◆ TASK
Beginning with the first line of the data below, reproduce every line unchanged, ending with the line that holds "(837,11) rectangle (1180,838);".

◆ DATA

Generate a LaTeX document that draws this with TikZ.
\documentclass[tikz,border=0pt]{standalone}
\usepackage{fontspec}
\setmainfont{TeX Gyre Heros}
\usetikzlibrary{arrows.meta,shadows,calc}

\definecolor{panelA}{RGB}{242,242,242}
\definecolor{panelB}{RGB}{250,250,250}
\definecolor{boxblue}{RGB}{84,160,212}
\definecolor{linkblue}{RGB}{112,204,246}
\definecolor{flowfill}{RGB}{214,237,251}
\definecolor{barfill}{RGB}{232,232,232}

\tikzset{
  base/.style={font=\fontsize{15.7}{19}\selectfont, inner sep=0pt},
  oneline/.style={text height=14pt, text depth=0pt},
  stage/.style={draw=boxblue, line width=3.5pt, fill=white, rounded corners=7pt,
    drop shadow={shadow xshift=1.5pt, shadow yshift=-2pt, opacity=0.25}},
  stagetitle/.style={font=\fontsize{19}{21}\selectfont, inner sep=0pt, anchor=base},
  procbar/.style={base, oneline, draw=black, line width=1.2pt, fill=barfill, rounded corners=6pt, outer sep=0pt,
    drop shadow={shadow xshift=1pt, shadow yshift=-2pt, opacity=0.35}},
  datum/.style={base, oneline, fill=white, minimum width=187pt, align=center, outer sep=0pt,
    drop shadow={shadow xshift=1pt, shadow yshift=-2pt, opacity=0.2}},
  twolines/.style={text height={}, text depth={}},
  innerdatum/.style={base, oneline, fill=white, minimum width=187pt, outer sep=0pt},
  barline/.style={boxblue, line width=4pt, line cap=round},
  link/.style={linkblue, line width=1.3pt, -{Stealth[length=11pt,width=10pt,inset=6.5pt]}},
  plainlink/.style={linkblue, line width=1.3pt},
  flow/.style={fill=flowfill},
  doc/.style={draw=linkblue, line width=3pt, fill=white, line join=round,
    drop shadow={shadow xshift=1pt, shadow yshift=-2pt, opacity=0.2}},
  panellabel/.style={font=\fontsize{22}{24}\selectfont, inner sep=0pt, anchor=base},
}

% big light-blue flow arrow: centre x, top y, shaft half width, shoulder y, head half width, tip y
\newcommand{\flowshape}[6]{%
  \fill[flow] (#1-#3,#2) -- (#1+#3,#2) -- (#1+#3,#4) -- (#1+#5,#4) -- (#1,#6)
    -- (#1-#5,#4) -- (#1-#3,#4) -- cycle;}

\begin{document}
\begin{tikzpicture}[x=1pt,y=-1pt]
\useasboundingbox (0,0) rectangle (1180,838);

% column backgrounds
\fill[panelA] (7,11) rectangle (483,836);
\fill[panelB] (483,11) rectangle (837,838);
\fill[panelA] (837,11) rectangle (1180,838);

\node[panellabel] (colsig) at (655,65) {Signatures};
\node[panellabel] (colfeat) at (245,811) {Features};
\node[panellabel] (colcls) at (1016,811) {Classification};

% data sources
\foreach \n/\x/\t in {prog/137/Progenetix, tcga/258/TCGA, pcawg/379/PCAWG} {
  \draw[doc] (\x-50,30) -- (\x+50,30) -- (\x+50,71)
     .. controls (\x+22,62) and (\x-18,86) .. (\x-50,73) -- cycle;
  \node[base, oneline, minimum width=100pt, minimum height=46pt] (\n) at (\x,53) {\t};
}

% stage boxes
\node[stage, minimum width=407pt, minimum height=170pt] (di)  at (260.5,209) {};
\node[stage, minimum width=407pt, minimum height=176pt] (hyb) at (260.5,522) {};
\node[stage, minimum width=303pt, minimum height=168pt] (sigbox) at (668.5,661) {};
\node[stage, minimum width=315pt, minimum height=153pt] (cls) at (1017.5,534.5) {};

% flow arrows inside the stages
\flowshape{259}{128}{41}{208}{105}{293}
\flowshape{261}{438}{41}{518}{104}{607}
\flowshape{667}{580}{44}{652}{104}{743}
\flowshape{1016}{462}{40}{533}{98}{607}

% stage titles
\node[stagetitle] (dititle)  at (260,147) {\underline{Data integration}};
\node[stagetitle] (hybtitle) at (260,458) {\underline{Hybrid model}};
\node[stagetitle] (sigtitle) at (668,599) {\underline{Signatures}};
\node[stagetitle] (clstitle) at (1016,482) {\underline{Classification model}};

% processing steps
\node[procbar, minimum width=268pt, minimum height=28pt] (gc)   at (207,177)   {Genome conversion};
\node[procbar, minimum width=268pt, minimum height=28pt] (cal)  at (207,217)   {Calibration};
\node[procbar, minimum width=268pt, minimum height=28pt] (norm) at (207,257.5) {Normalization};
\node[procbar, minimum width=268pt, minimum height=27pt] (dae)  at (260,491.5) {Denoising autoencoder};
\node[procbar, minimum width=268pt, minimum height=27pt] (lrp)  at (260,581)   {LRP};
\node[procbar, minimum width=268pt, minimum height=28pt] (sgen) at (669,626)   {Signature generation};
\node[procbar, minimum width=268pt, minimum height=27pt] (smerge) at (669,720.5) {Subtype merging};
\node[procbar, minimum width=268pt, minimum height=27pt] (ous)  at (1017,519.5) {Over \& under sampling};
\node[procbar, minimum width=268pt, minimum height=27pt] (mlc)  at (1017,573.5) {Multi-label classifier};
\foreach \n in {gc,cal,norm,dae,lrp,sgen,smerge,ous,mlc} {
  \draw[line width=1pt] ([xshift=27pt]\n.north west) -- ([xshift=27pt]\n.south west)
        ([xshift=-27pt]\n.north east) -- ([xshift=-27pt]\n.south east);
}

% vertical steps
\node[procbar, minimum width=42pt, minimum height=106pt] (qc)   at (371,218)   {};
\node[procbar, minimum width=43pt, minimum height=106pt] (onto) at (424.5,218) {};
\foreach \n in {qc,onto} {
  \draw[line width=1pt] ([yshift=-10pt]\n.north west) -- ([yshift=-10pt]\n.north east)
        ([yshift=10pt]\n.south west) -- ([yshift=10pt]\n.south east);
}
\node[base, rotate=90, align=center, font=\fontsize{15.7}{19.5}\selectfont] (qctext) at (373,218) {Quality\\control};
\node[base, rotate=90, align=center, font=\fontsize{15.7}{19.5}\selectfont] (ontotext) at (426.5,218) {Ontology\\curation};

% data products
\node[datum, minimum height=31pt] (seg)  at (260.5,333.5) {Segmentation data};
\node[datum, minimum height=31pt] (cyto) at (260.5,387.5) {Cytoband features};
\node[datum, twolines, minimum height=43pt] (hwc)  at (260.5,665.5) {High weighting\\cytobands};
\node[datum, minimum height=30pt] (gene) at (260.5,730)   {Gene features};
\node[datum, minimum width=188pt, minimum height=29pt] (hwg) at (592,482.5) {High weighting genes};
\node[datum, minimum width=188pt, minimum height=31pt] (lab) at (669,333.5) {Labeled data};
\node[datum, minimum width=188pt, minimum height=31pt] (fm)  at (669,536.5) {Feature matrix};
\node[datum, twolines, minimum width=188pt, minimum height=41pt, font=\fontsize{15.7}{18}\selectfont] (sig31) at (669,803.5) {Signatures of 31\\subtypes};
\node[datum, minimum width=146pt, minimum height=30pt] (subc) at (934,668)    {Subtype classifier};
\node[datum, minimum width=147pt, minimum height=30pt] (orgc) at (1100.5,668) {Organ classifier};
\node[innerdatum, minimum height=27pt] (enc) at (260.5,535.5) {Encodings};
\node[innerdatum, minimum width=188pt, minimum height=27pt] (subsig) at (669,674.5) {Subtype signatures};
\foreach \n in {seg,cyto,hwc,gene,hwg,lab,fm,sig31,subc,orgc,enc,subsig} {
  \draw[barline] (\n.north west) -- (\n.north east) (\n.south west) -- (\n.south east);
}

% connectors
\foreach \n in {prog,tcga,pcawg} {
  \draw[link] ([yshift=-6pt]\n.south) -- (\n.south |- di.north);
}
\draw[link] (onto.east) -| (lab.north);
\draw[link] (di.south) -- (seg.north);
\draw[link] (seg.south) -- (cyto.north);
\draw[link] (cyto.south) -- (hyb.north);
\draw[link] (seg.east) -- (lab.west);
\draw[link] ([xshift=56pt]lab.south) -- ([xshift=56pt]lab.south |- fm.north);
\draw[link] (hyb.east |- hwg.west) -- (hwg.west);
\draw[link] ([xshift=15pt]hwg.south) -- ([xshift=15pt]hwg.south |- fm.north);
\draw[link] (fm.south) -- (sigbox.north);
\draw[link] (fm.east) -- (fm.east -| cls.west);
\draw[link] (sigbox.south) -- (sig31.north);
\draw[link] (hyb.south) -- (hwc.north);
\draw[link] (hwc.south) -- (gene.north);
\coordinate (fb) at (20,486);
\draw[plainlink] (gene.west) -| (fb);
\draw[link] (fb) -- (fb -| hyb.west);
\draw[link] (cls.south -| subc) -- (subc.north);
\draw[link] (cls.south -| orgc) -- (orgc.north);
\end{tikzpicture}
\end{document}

◆ FINAL RESULT
Generate a LaTeX document that draws this with TikZ.
\documentclass[tikz,border=0pt]{standalone}
\usepackage{fontspec}
\setmainfont{TeX Gyre Heros}
\usetikzlibrary{arrows.meta,shadows,calc}

\definecolor{panelA}{RGB}{242,242,242}
\definecolor{panelB}{RGB}{250,250,250}
\definecolor{boxblue}{RGB}{84,160,212}
\definecolor{linkblue}{RGB}{112,204,246}
\definecolor{flowfill}{RGB}{214,237,251}
\definecolor{barfill}{RGB}{232,232,232}

\tikzset{
  base/.style={font=\fontsize{15.7}{19}\selectfont, inner sep=0pt},
  oneline/.style={text height=14pt, text depth=0pt},
  stage/.style={draw=boxblue, line width=3.5pt, fill=white, rounded corners=7pt,
    drop shadow={shadow xshift=1.5pt, shadow yshift=-2pt, opacity=0.25}},
  stagetitle/.style={font=\fontsize{19}{21}\selectfont, inner sep=0pt, anchor=base},
  procbar/.style={base, oneline, draw=black, line width=1.2pt, fill=barfill, rounded corners=6pt, outer sep=0pt,
    drop shadow={shadow xshift=1pt, shadow yshift=-2pt, opacity=0.35}},
  datum/.style={base, oneline, fill=white, minimum width=187pt, align=center, outer sep=0pt,
    drop shadow={shadow xshift=1pt, shadow yshift=-2pt, opacity=0.2}},
  twolines/.style={text height={}, text depth={}},
  innerdatum/.style={base, oneline, fill=white, minimum width=187pt, outer sep=0pt},
  barline/.style={boxblue, line width=4pt, line cap=round},
  link/.style={linkblue, line width=1.3pt, -{Stealth[length=11pt,width=10pt,inset=6.5pt]}},
  plainlink/.style={linkblue, line width=1.3pt},
  flow/.style={fill=flowfill},
  doc/.style={draw=linkblue, line width=3pt, fill=white, line join=round,
    drop shadow={shadow xshift=1pt, shadow yshift=-2pt, opacity=0.2}},
  panellabel/.style={font=\fontsize{22}{24}\selectfont, inner sep=0pt, anchor=base},
}

% big light-blue flow arrow: centre x, top y, shaft half width, shoulder y, head half width, tip y
\newcommand{\flowshape}[6]{%
  \fill[flow] (#1-#3,#2) -- (#1+#3,#2) -- (#1+#3,#4) -- (#1+#5,#4) -- (#1,#6)
    -- (#1-#5,#4) -- (#1-#3,#4) -- cycle;}

\begin{document}
\begin{tikzpicture}[x=1pt,y=-1pt]
\useasboundingbox (0,0) rectangle (1180,838);

% column backgrounds
\fill[panelA] (7,11) rectangle (483,836);
\fill[panelB] (483,11) rectangle (837,838);
\fill[panelA] (837,11) rectangle (1180,838);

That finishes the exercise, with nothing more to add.